Competitive Landscape
Highly competitive and fragmented, dominated by large MNCs with global presence and regional players using aggressive pricing.
Competitive Moat
The primary moat is the 'Onida' brand, which has over four decades of recognition in India. However, this is under constant threat from the superior financial flexibility and R&D of global MNCs.

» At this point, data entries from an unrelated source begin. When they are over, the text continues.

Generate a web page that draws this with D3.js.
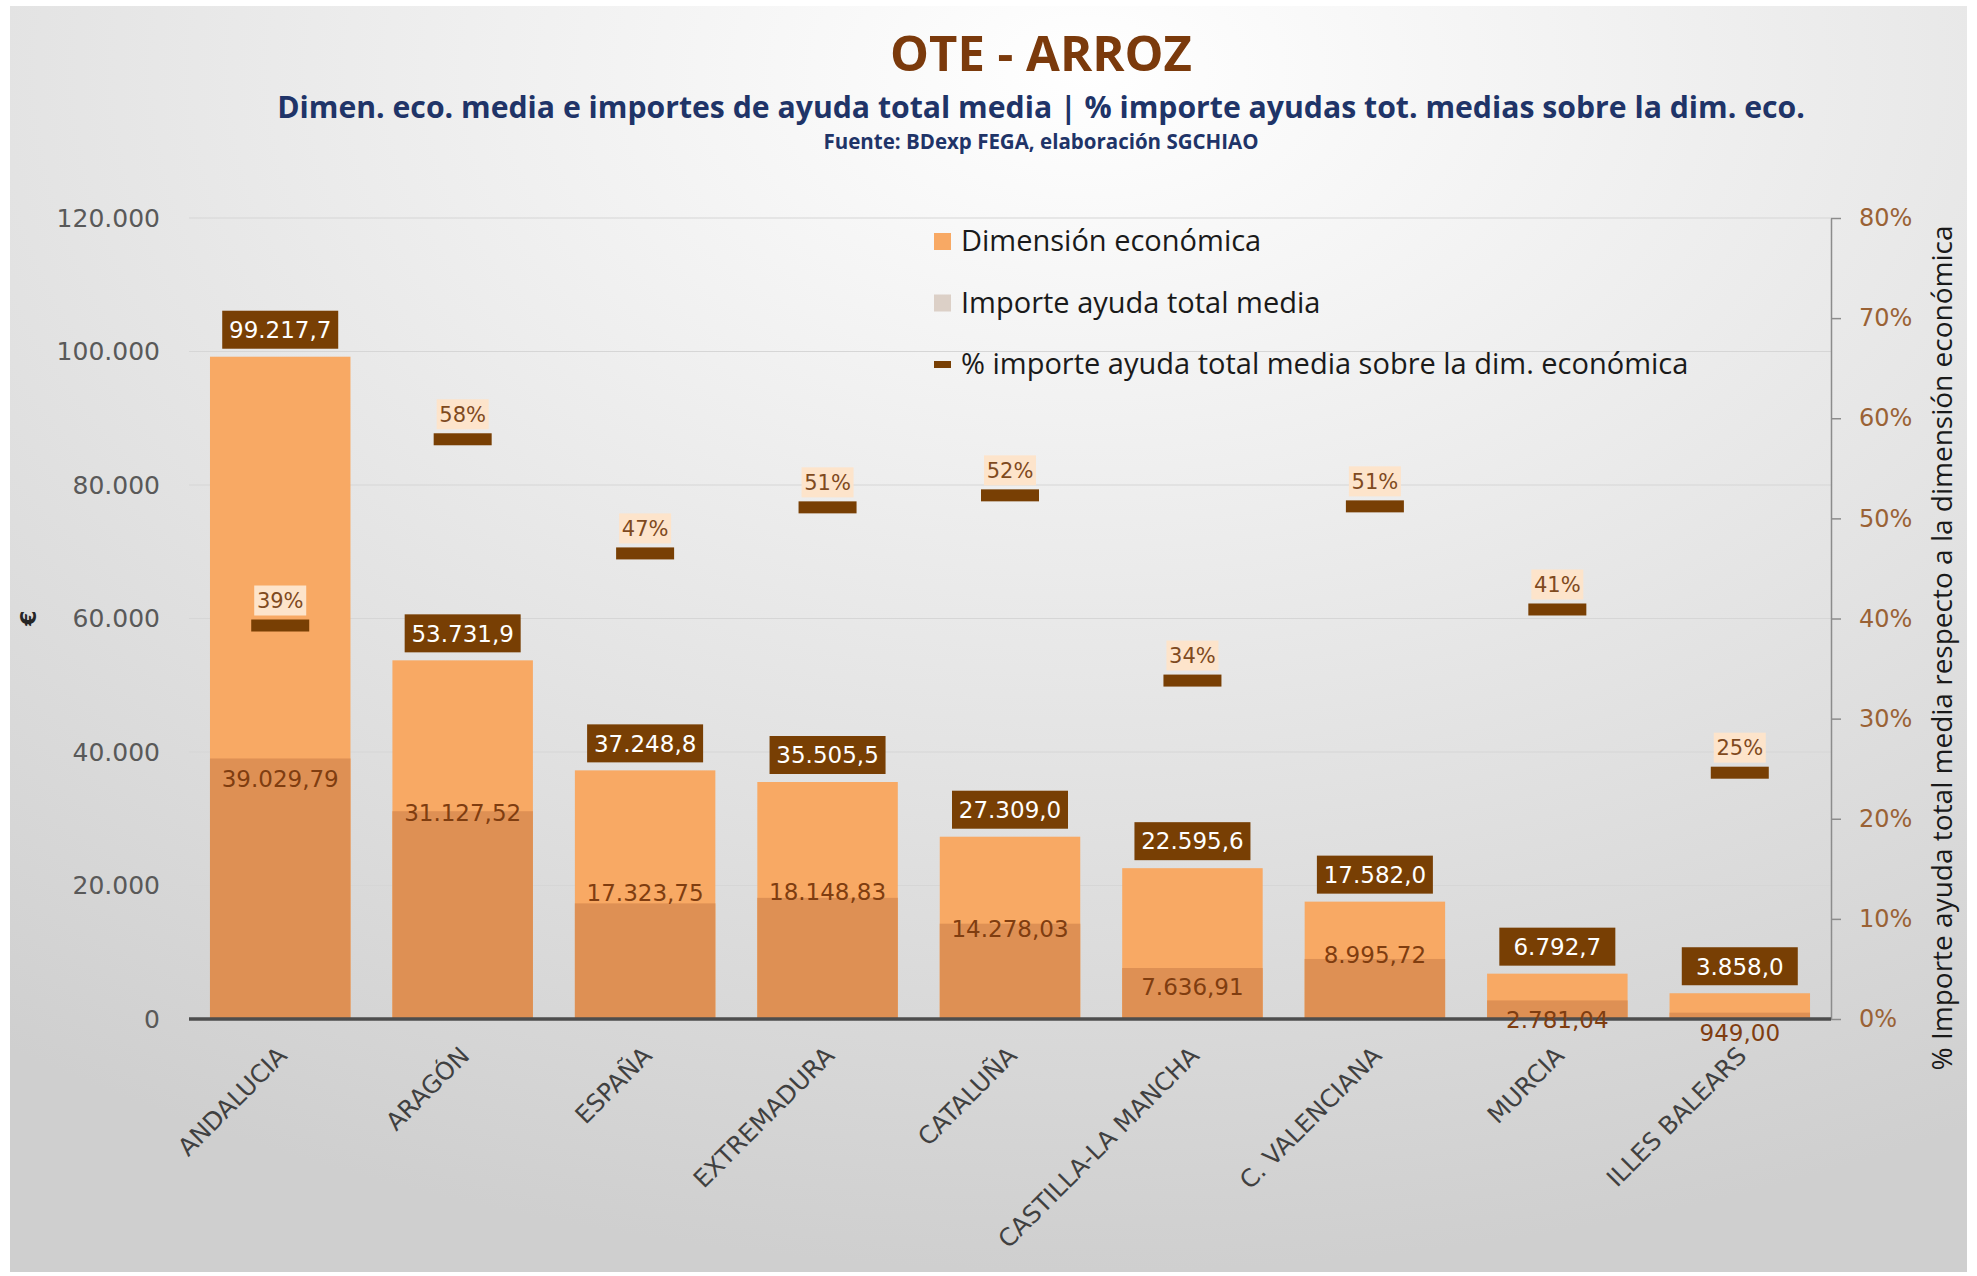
<!DOCTYPE html>
<html>
<head>
<meta charset="utf-8">
<script src="https://cdn.jsdelivr.net/npm/d3@7"></script>
<style>
  body { margin: 0; background: #fff; }
  svg text { font-family: 'DejaVu Sans', sans-serif; }
</style>
</head>
<body>
<div id="chart"></div>
<script>
const categories = ['ANDALUCIA', 'ARAGÓN', 'ESPAÑA', 'EXTREMADURA', 'CATALUÑA',
  'CASTILLA-LA MANCHA', 'C. VALENCIANA', 'MURCIA', 'ILLES BALEARS']
const dimension = [99217.7, 53731.9, 37248.8, 35505.5, 27309.0, 22595.6, 17582.0, 6792.7, 3858.0]
const importe = [39029.79, 31127.52, 17323.75, 18148.83, 14278.03, 7636.91, 8995.72, 2781.04, 949.00]
const pct = [0.393, 0.579, 0.465, 0.511, 0.523, 0.338, 0.512, 0.409, 0.246]
const leftTicks = [0, 20000, 40000, 60000, 80000, 100000, 120000]
const rightTicks = [0, 0.1, 0.2, 0.3, 0.4, 0.5, 0.6, 0.7, 0.8]
const legendLabels = ['Dimensión económica', 'Importe ayuda total media',
  '% importe ayuda total media sobre la dim. económica']

const width = 1977
const height = 1276
const margin = { top: 218, right: 146, bottom: 257, left: 189 }

const esLocale = d3.formatLocale({ decimal: ',', thousands: '.', grouping: [3], currency: ['', '€'] })
const fmtInt = esLocale.format(',.0f')
const fmt1 = esLocale.format(',.1f')
const fmt2 = esLocale.format(',.2f')
const fmtPct = d3.format('.0%')

const colors = {
  dim: '#F8A964',
  imp: '#DE9054',
  brown: '#783F04',
  peach: '#FDE4CB',
  legendImp: '#DCD0C7'
}

const svg = d3.select('#chart').append('svg')
  .attr('width', width)
  .attr('height', height)

// background
const defs = svg.append('defs')
const grad = defs.append('radialGradient')
  .attr('id', 'bg')
  .attr('cx', '55%').attr('cy', '5%').attr('r', '95%')
  .attr('gradientUnits', 'objectBoundingBox')
grad.append('stop').attr('offset', '0%').attr('stop-color', '#ffffff')
grad.append('stop').attr('offset', '100%').attr('stop-color', '#cfcfcf')

svg.append('rect')
  .attr('x', 10).attr('y', 6)
  .attr('width', width - 20).attr('height', height - 10)
  .attr('fill', 'url(#bg)')

// titles
svg.append('text')
  .attr('x', 1041).attr('y', 71)
  .attr('text-anchor', 'middle')
  .style('font-family', "'Open Sans', sans-serif")
  .style('font-weight', 700)
  .style('font-size', '49px')
  .attr('fill', '#7B3A0C')
  .text('OTE - ARROZ')

svg.append('text')
  .attr('x', 1041).attr('y', 118)
  .attr('text-anchor', 'middle')
  .style('font-family', "'Open Sans', sans-serif")
  .style('font-weight', 700)
  .style('font-size', '30.2px')
  .attr('fill', '#1F3468')
  .text('Dimen. eco. media e importes de ayuda total media | % importe ayudas tot. medias sobre la dim. eco.')

svg.append('text')
  .attr('x', 1041).attr('y', 149)
  .attr('text-anchor', 'middle')
  .style('font-family', "'Open Sans', sans-serif")
  .style('font-weight', 700)
  .style('font-size', '20.5px')
  .attr('fill', '#1F3468')
  .text('Fuente: BDexp FEGA, elaboración SGCHIAO')

const innerW = width - margin.left - margin.right
const innerH = height - margin.top - margin.bottom
const g = svg.append('g').attr('transform', `translate(${margin.left},${margin.top})`)

const x = d3.scaleBand().domain(categories).range([0, innerW]).paddingInner(0.23).paddingOuter(0.115)
const y = d3.scaleLinear().domain([0, 120000]).range([innerH, 0])
const y2 = d3.scaleLinear().domain([0, 0.8]).range([innerH, 0])

// gridlines
g.append('g').selectAll('line')
  .data(leftTicks.slice(1))
  .join('line')
  .attr('x1', 0).attr('x2', innerW)
  .attr('y1', d => y(d)).attr('y2', d => y(d))
  .attr('stroke', '#d6d6d6').attr('stroke-width', 1.2)

// left axis
const leftAxis = g.append('g')
  .attr('transform', 'translate(-29,0)')
  .call(d3.axisLeft(y).tickValues(leftTicks).tickFormat(fmtInt).tickSize(0).tickPadding(0))
leftAxis.select('.domain').remove()
leftAxis.selectAll('text')
  .style('font-size', '25px')
  .attr('fill', '#595959')

// right axis
const rightAxis = g.append('g')
  .attr('transform', `translate(${innerW},0)`)
  .call(d3.axisRight(y2).tickValues(rightTicks).tickFormat(fmtPct).tickSize(10).tickPadding(18).tickSizeOuter(0))
rightAxis.select('.domain').attr('stroke', '#8c8c8c').attr('stroke-width', 1.5)
rightAxis.selectAll('.tick line').attr('stroke', '#8c8c8c').attr('stroke-width', 1.5)
rightAxis.selectAll('text')
  .style('font-size', '24px')
  .attr('fill', '#9A6235')

// bars
g.append('g').selectAll('rect')
  .data(categories)
  .join('rect')
  .attr('x', d => x(d))
  .attr('width', x.bandwidth())
  .attr('y', (d, i) => y(dimension[i]))
  .attr('height', (d, i) => innerH - y(dimension[i]))
  .attr('fill', colors.dim)

g.append('g').selectAll('rect')
  .data(categories)
  .join('rect')
  .attr('x', d => x(d))
  .attr('width', x.bandwidth())
  .attr('y', (d, i) => y(importe[i]))
  .attr('height', (d, i) => innerH - y(importe[i]))
  .attr('fill', colors.imp)

// zero axis line
g.append('line')
  .attr('x1', 0).attr('x2', innerW)
  .attr('y1', innerH).attr('y2', innerH)
  .attr('stroke', '#4d4d4d').attr('stroke-width', 3.5)

// dimension value labels (dark boxes)
const dimLabels = g.append('g').selectAll('g')
  .data(categories)
  .join('g')
  .attr('transform', (d, i) => `translate(${x(d) + x.bandwidth() / 2},${y(dimension[i]) - 27})`)
dimLabels.append('rect')
  .attr('x', -58).attr('y', -19).attr('width', 116).attr('height', 38)
  .attr('fill', colors.brown)
dimLabels.append('text')
  .attr('text-anchor', 'middle')
  .attr('dy', '0.36em')
  .style('font-size', '23px')
  .attr('fill', '#fff')
  .text((d, i) => fmt1(dimension[i]))

// importe value labels (hand-placed in the original, nudged from the bar top)
const importeLabelShift = [20, 1, -11, -6, 5, 19, -4, 19, 20]
g.append('g').selectAll('text')
  .data(categories)
  .join('text')
  .attr('x', d => x(d) + x.bandwidth() / 2)
  .attr('y', (d, i) => y(importe[i]) + importeLabelShift[i])
  .attr('dy', '0.36em')
  .attr('text-anchor', 'middle')
  .style('font-size', '23px')
  .attr('fill', '#7F3D10')
  .text((d, i) => fmt2(importe[i]))

// percent markers
g.append('g').selectAll('rect')
  .data(categories)
  .join('rect')
  .attr('x', d => x(d) + x.bandwidth() / 2 - 29)
  .attr('y', (d, i) => y2(pct[i]) - 6)
  .attr('width', 58).attr('height', 12)
  .attr('fill', colors.brown)

const pctLabels = g.append('g').selectAll('g')
  .data(categories)
  .join('g')
  .attr('transform', (d, i) => `translate(${x(d) + x.bandwidth() / 2},${y2(pct[i]) - 25})`)
pctLabels.append('rect')
  .attr('x', -26).attr('y', -15).attr('width', 52).attr('height', 30)
  .attr('fill', colors.peach)
pctLabels.append('text')
  .attr('text-anchor', 'middle')
  .attr('dy', '0.36em')
  .style('font-size', '21px')
  .attr('fill', '#7F4A1E')
  .text((d, i) => fmtPct(pct[i]))

// category labels
g.append('g').selectAll('text')
  .data(categories)
  .join('text')
  .attr('transform', d => `translate(${x(d) + x.bandwidth() / 2 + 2},${innerH + 32}) rotate(-45)`)
  .attr('text-anchor', 'end')
  .attr('dy', '0.36em')
  .style('font-size', '24.5px')
  .attr('fill', '#404040')
  .text(d => d)

// axis titles
svg.append('text')
  .attr('transform', 'translate(36,618) rotate(-90)')
  .attr('text-anchor', 'middle')
  .style('font-size', '22px')
  .style('font-weight', 700)
  .attr('fill', '#262626')
  .text('€')

svg.append('text')
  .attr('transform', 'translate(1942,648) rotate(-90)')
  .attr('text-anchor', 'middle')
  .attr('dy', '0.36em')
  .style('font-family', "'Open Sans', sans-serif")
  .style('font-size', '28px')
  .attr('fill', '#1a1a1a')
  .text('% Importe ayuda total media respecto a la dimensión económica')

// legend
const legend = svg.append('g').attr('transform', 'translate(934,241)')
const legendRows = legend.selectAll('g')
  .data(legendLabels)
  .join('g')
  .attr('transform', (d, i) => `translate(0,${i * 61.5})`)
legendRows.append('rect')
  .attr('x', 0)
  .attr('y', (d, i) => i === 2 ? -3 : -8)
  .attr('width', 17)
  .attr('height', (d, i) => i === 2 ? 7 : 17)
  .attr('fill', (d, i) => [colors.dim, colors.legendImp, colors.brown][i])
legendRows.append('text')
  .attr('x', 27)
  .attr('dy', '0.36em')
  .style('font-family', "'Open Sans', sans-serif")
  .style('font-size', '29px')
  .attr('fill', '#1a1a1a')
  .text(d => d)
</script>
</body>
</html>
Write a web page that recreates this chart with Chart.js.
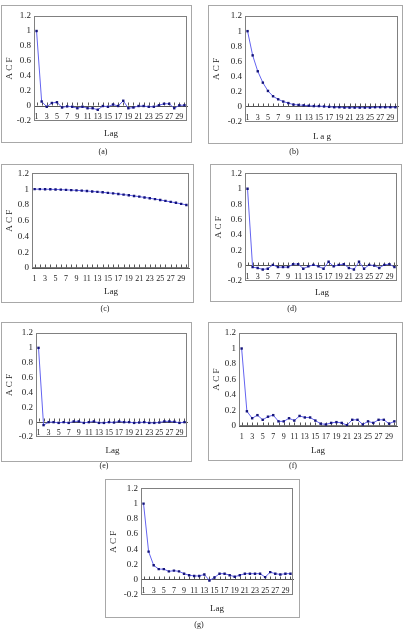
<!DOCTYPE html>
<html>
<head>
<meta charset="utf-8">
<script src="https://cdn.jsdelivr.net/npm/chart.js@4.4.1/dist/chart.umd.min.js"></script>
<style>
body { margin: 0; background: #fff; font-family: "Liberation Serif", "DejaVu Serif", serif; }
.box { position: absolute; border: 1px solid #a8a8a8; box-sizing: border-box; }
.box canvas { position: absolute; left: 0; top: 0; }
.txt { position: absolute; color: #222; transform: translate(-50%, -50%); white-space: nowrap; line-height: 1; }
</style>
</head>
<body>
<script>
// lags and the odd ones that get a label
var lags = [1,2,3,4,5,6,7,8,9,10,11,12,13,14,15,16,17,18,19,20,21,22,23,24,25,26,27,28,29,30];
var lagLabels = [1,3,5,7,9,11,13,15,17,19,21,23,25,27,29];

// ACF values
var acfA = [1.00,0.06,-0.01,0.04,0.05,-0.02,-0.005,-0.01,-0.03,-0.01,-0.03,-0.03,-0.05,0.00,-0.01,0.02,0.00,0.07,-0.03,-0.02,0.00,0.00,-0.01,-0.01,0.01,0.03,0.03,-0.03,0.01,0.01];
var acfB = [1.00,0.68,0.47,0.32,0.21,0.14,0.10,0.07,0.05,0.03,0.025,0.02,0.015,0.01,0.01,0.005,0.00,-0.005,-0.005,-0.01,-0.01,-0.01,-0.01,-0.01,-0.01,-0.005,-0.005,-0.005,-0.005,-0.005];
var acfC = [1.000,1.000,0.999,0.998,0.996,0.994,0.991,0.988,0.985,0.981,0.976,0.971,0.966,0.960,0.953,0.947,0.939,0.931,0.923,0.914,0.905,0.895,0.885,0.874,0.863,0.851,0.839,0.827,0.814,0.800];
var acfD = [1.00,-0.02,-0.03,-0.05,-0.04,0.01,-0.02,-0.02,-0.02,0.02,0.02,-0.04,-0.01,0.01,-0.01,-0.04,0.05,-0.01,0.01,0.02,-0.03,-0.05,0.05,-0.04,0.01,0.00,-0.03,0.01,0.02,-0.02];
var acfE = [1.00,-0.04,0.00,0.00,-0.01,0.00,-0.01,0.01,0.01,-0.01,0.00,0.01,-0.01,-0.01,0.00,-0.005,0.01,0.00,0.00,-0.01,-0.005,0.00,-0.01,-0.01,-0.005,0.01,0.01,0.005,-0.01,0.00];
var acfF = [1.00,0.19,0.10,0.14,0.08,0.12,0.14,0.06,0.06,0.10,0.07,0.13,0.11,0.11,0.07,0.03,0.02,0.04,0.05,0.04,0.01,0.08,0.08,0.02,0.06,0.04,0.08,0.08,0.03,0.06];
var acfG = [1.00,0.37,0.19,0.14,0.14,0.11,0.12,0.11,0.08,0.06,0.05,0.05,0.07,-0.01,0.03,0.08,0.08,0.06,0.04,0.06,0.08,0.08,0.08,0.08,0.035,0.10,0.08,0.07,0.08,0.08];

var serif = '"Liberation Serif", "DejaVu Serif", serif';

// where each panel sits on the page
var panels = [
  {data: acfA, min: -0.2, cap: '(a)', box: [1, 5, 191, 138],   plot: [34, 16, 188, 121],   lagY: 133, capX: 103, capY: 152, lag: 'Lag'},
  {data: acfB, min: -0.2, cap: '(b)', box: [208, 5, 195, 139], plot: [245, 16, 399, 122],  lagY: 136, capX: 294, capY: 152, lag: 'L a g'},
  {data: acfC, min: 0,    cap: '(c)', box: [1, 164, 193, 139], plot: [32, 172, 190, 268],  lagY: 291, capX: 105, capY: 309, lag: 'Lag'},
  {data: acfD, min: -0.2, cap: '(d)', box: [210, 164, 192, 138], plot: [245, 173, 399, 281], lagY: 292, capX: 292, capY: 309, lag: 'Lag'},
  {data: acfE, min: -0.2, cap: '(e)', box: [1, 322, 191, 140], plot: [36, 333, 189, 437],  lagY: 450, capX: 104, capY: 466, lag: 'Lag'},
  {data: acfF, min: 0,    cap: '(f)', box: [208, 322, 195, 139], plot: [239, 333, 397, 426], lagY: 450, capX: 293, capY: 466, lag: 'Lag'},
  {data: acfG, min: -0.2, cap: '(g)', box: [105, 479, 195, 139], plot: [141, 487, 293, 595], lagY: 608, capX: 199, capY: 625, lag: 'Lag'}
];

// plot frame plus the little upward ticks on the zero line
var frame = {
  id: 'frame',
  beforeDatasetsDraw: function(chart) {
    var ctx = chart.ctx, a = chart.chartArea;
    var xs = chart.scales.x, ys = chart.scales.y;
    ctx.save();
    ctx.strokeStyle = '#808080';
    ctx.lineWidth = 1;
    ctx.strokeRect(Math.round(a.left) + 0.5, Math.round(a.top) + 0.5,
      Math.round(a.right - a.left) - 1, Math.round(a.bottom - a.top) - 1);
    var y0 = Math.round(ys.getPixelForValue(0)) - 0.5;
    ctx.strokeStyle = '#555';
    ctx.beginPath();
    for (var i = 0; i < lags.length; i++) {
      var x = Math.round(xs.getPixelForValue(i)) + 0.5;
      ctx.moveTo(x, y0);
      ctx.lineTo(x, y0 - 3);
    }
    ctx.stroke();
    ctx.restore();
  }
};

function addText(txt, x, y, size) {
  var d = document.createElement('div');
  d.className = 'txt';
  d.style.left = x + 'px';
  d.style.top = y + 'px';
  d.style.fontSize = size + 'px';
  d.textContent = txt;
  document.body.appendChild(d);
}

panels.forEach(function(p) {
  var bx = p.box[0], by = p.box[1], bw = p.box[2], bh = p.box[3];
  var cw = bw - 2, ch = bh - 2;
  var ox = bx + 1, oy = by + 1;

  var box = document.createElement('div');
  box.className = 'box';
  box.style.left = bx + 'px';
  box.style.top = by + 'px';
  box.style.width = bw + 'px';
  box.style.height = bh + 'px';
  var cv = document.createElement('canvas');
  cv.width = cw;
  cv.height = ch;
  cv.style.width = cw + 'px';
  cv.style.height = ch + 'px';
  box.appendChild(cv);
  document.body.appendChild(box);

  var yWidth = p.plot[0] - ox;

  new Chart(cv.getContext('2d'), {
    type: 'line',
    data: {
      labels: lags,
      datasets: [{
        data: p.data,
        borderColor: '#6464f0',
        borderWidth: 1,
        tension: 0,
        pointStyle: 'rect',
        pointRadius: 1.7,
        pointBorderWidth: 0,
        pointBackgroundColor: '#14147a',
        pointBorderColor: '#14147a'
      }]
    },
    options: {
      responsive: false,
      animation: false,
      devicePixelRatio: 1,
      layout: {
        padding: {
          left: 0,
          top: p.plot[1] - oy,
          right: ox + cw - p.plot[2],
          bottom: oy + ch - p.plot[3]
        }
      },
      plugins: {
        legend: { display: false },
        tooltip: { enabled: false }
      },
      scales: {
        x: {
          type: 'category',
          offset: true,
          position: { y: 0 },
          grid: { display: false, drawTicks: false },
          border: { display: true, color: '#555', width: 1 },
          ticks: {
            autoSkip: false,
            maxRotation: 0,
            padding: 6,
            color: '#222',
            font: { family: serif, size: 8 },
            callback: function(v, i) {
              return lagLabels.indexOf(lags[i]) >= 0 ? String(lags[i]) : '';
            }
          }
        },
        y: {
          min: p.min,
          max: 1.2,
          grid: { display: false, drawTicks: false },
          border: { display: false },
          ticks: {
            stepSize: 0.2,
            padding: 3,
            color: '#222',
            font: { family: serif, size: 9 },
            callback: function(v) {
              var r = Math.round(v * 10) / 10;
              if (r === 0) r = 0;
              return String(r);
            }
          },
          title: {
            display: true,
            text: 'A C F',
            color: '#222',
            font: { family: serif, size: 9 },
            padding: { top: 2, bottom: 0 }
          },
          afterFit: function(s) { s.width = yWidth; }
        }
      }
    },
    plugins: [frame]
  });

  addText(p.lag, (p.plot[0] + p.plot[2]) / 2, p.lagY, 9);
  addText(p.cap, p.capX, p.capY, 8);
});
</script>
</body>
</html>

Macro Economic Sensitivity
Discretionary spending is highly sensitive to economic slowdowns and high interest rates, which can lead consumers to defer purchases of TVs and ACs.
Consumer Behavior
Shift toward energy-efficient appliances and mid-range branded products over unbranded or OEM-manufactured goods.
Geopolitical Risks
Heavy reliance on China and Hong Kong for component sourcing makes the company vulnerable to changes in import duties or trade restrictions.
Regulatory & Governance
Industry Regulations
Stricter energy-efficiency norms and environmental regulations regarding refrigerants and electronic waste add to the cost of compliance and manufacturing standards.
Environmental Compliance
The company faced a retrospective E-waste compliance charge of INR 10 Cr in FY25, which significantly impacted quarterly profitability.
Risk Analysis
Key Uncertainties
The primary uncertainty is the ability to sustain the turnaround in EBITDA margins while facing volatile raw material costs and intense MNC competition, with a potential impact of 5-10% on margins.
Geographic Concentration Risk
Revenue is primarily domestic, but sourcing is heavily concentrated in China and Hong Kong.
Third Party Dependencies
High dependency on a few large customers (top 5 representing 71.66% of FY23 revenue) and international component suppliers.
Technology Obsolescence Risk
High risk due to rapidly changing technology in the electronics sector; failure to innovate could lead to further inventory write-offs similar to the INR 17.34 Cr hit in FY24.
Credit & Counterparty Risk
Receivables cycle of 45 days indicates moderate credit risk from the distributor network.